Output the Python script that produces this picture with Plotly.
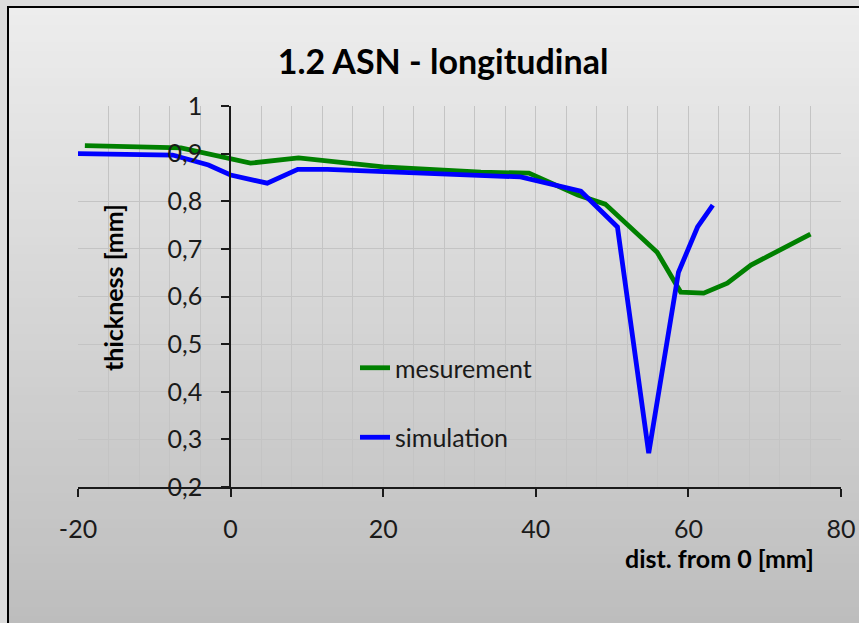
import plotly.graph_objects as go

# Thickness profile along the longitudinal section
meas_x = [-19.1, -6.5, 2.6, 8.9, 20.0, 32.8, 39.1, 45.5, 49.1, 55.9, 58.3, 59.0, 62.0, 65.1, 68.2, 76.0]
meas_y = [0.917, 0.912, 0.880, 0.891, 0.872, 0.861, 0.859, 0.813, 0.794, 0.693, 0.628, 0.609, 0.607, 0.628, 0.666, 0.731]

sim_x = [-20.0, -7.6, -2.9, 0.0, 4.8, 8.8, 12.7, 38.0, 45.9, 50.7, 54.8, 58.7, 61.2, 63.2]
sim_y = [0.900, 0.897, 0.876, 0.855, 0.838, 0.867, 0.867, 0.851, 0.821, 0.746, 0.271, 0.651, 0.746, 0.792]

x_ticks = [-20, 0, 20, 40, 60, 80]
x_tick_text = ["-20", "0", "20", "40", "60", "80"]
y_ticks = [0.2, 0.3, 0.4, 0.5, 0.6, 0.7, 0.8, 0.9, 1.0]
y_tick_text = ["0,2", "0,3", "0,4", "0,5", "0,6", "0,7", "0,8", "0,9", "1"]

W, H = 859, 623
L, R, T, B = 78, 841, 106, 487  # plot area in pixels
FONT = "Lato, 'Open Sans', sans-serif"


def px_x(p):
    return (p - L) / (R - L)


def px_y(p):
    return (B - p) / (B - T)


fig = go.Figure()
fig.add_trace(go.Scatter(x=meas_x, y=meas_y, mode="lines", name="mesurement",
                         line=dict(color="#008000", width=4.8), legendgroup="a"))
fig.add_trace(go.Scatter(x=sim_x, y=sim_y, mode="lines", name="simulation",
                         line=dict(color="#0000ff", width=4.8), legendgroup="b"))

# Framed panel with a vertical grey gradient
shapes = []
top, bottom = 7, H + 2
n = 70
c0, c1 = 237, 189
for i in range(n):
    y0 = top + (bottom - top) * i / n
    y1 = top + (bottom - top) * (i + 1) / n + 0.8
    c = round(c0 + (c1 - c0) * (i + 0.5) / n)
    shapes.append(dict(type="rect", xref="paper", yref="paper", layer="below",
                       x0=px_x(9), x1=px_x(W + 5), y0=px_y(y1), y1=px_y(y0),
                       line=dict(width=0), fillcolor=f"rgb({c},{c},{c})"))
shapes.append(dict(type="rect", xref="paper", yref="paper", layer="below",
                   x0=px_x(8), x1=px_x(W + 10), y0=px_y(H + 10), y1=px_y(7),
                   line=dict(color="black", width=2), fillcolor="rgba(0,0,0,0)"))

fig.update_layout(
    width=W, height=H,
    margin=dict(l=L, r=W - R, t=T, b=H - B, autoexpand=False),
    paper_bgcolor="#dcdcdc",
    plot_bgcolor="rgba(0,0,0,0)",
    shapes=shapes,
    font=dict(family=FONT, size=24, color="#1a1a1a"),
    title=dict(text="<b>1.2 ASN - longitudinal</b>", x=443 / W, xanchor="center",
               y=1 - 62 / H, yanchor="middle",
               font=dict(family=FONT, size=34, color="black")),
    showlegend=True,
    legend=dict(x=px_x(355), y=px_y(345), xanchor="left", yanchor="top",
                bgcolor="rgba(0,0,0,0)", traceorder="grouped", tracegroupgap=34,
                font=dict(family=FONT, size=25, color="#1a1a1a")),
    xaxis=dict(range=[-20, 80], tickvals=x_ticks, ticktext=x_tick_text,
               showgrid=True, automargin=False,
               gridcolor="#c4c4c4", gridwidth=1, zeroline=False,
               minor=dict(dtick=4, showgrid=True, gridcolor="#c4c4c4", gridwidth=1),
               showline=True, linecolor="#1a1a1a", linewidth=1.5,
               ticks="outside", ticklen=8, tickcolor="#1a1a1a", tickwidth=1.5,
               ticklabelstandoff=11, tickfont=dict(size=25)),
    yaxis=dict(range=[0.2, 1.0], tickvals=y_ticks, ticktext=y_tick_text,
               showgrid=True, automargin=False,
               gridcolor="#c4c4c4", gridwidth=1, zeroline=False,
               anchor="free", position=px_x(230),
               showline=True, linecolor="#1a1a1a", linewidth=1.5,
               ticks="outside", ticklen=8, tickcolor="#1a1a1a", tickwidth=1.5,
               ticklabelstandoff=14, tickfont=dict(size=25)),
    annotations=[
        dict(text="<b>thickness [mm]</b>", xref="paper", yref="paper",
             x=px_x(113), y=px_y(288), textangle=-90, showarrow=False,
             xanchor="center", yanchor="middle",
             font=dict(family=FONT, size=25, color="black")),
        dict(text="<b>dist. from 0 [mm]</b>", xref="paper", yref="paper",
             x=px_x(719), y=px_y(558), showarrow=False,
             xanchor="center", yanchor="middle",
             font=dict(family=FONT, size=25, color="black")),
    ],
)

fig.write_html("out.html")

__________

- Task description
Return exactly what appears from the opening line of the material through the line with "0.651, 0.746, 0.792]", apart from the pictures.

- Complete answer
Output the Python script that produces this picture with Plotly.
import plotly.graph_objects as go

# Thickness profile along the longitudinal section
meas_x = [-19.1, -6.5, 2.6, 8.9, 20.0, 32.8, 39.1, 45.5, 49.1, 55.9, 58.3, 59.0, 62.0, 65.1, 68.2, 76.0]
meas_y = [0.917, 0.912, 0.880, 0.891, 0.872, 0.861, 0.859, 0.813, 0.794, 0.693, 0.628, 0.609, 0.607, 0.628, 0.666, 0.731]

sim_x = [-20.0, -7.6, -2.9, 0.0, 4.8, 8.8, 12.7, 38.0, 45.9, 50.7, 54.8, 58.7, 61.2, 63.2]
sim_y = [0.900, 0.897, 0.876, 0.855, 0.838, 0.867, 0.867, 0.851, 0.821, 0.746, 0.271, 0.651, 0.746, 0.792]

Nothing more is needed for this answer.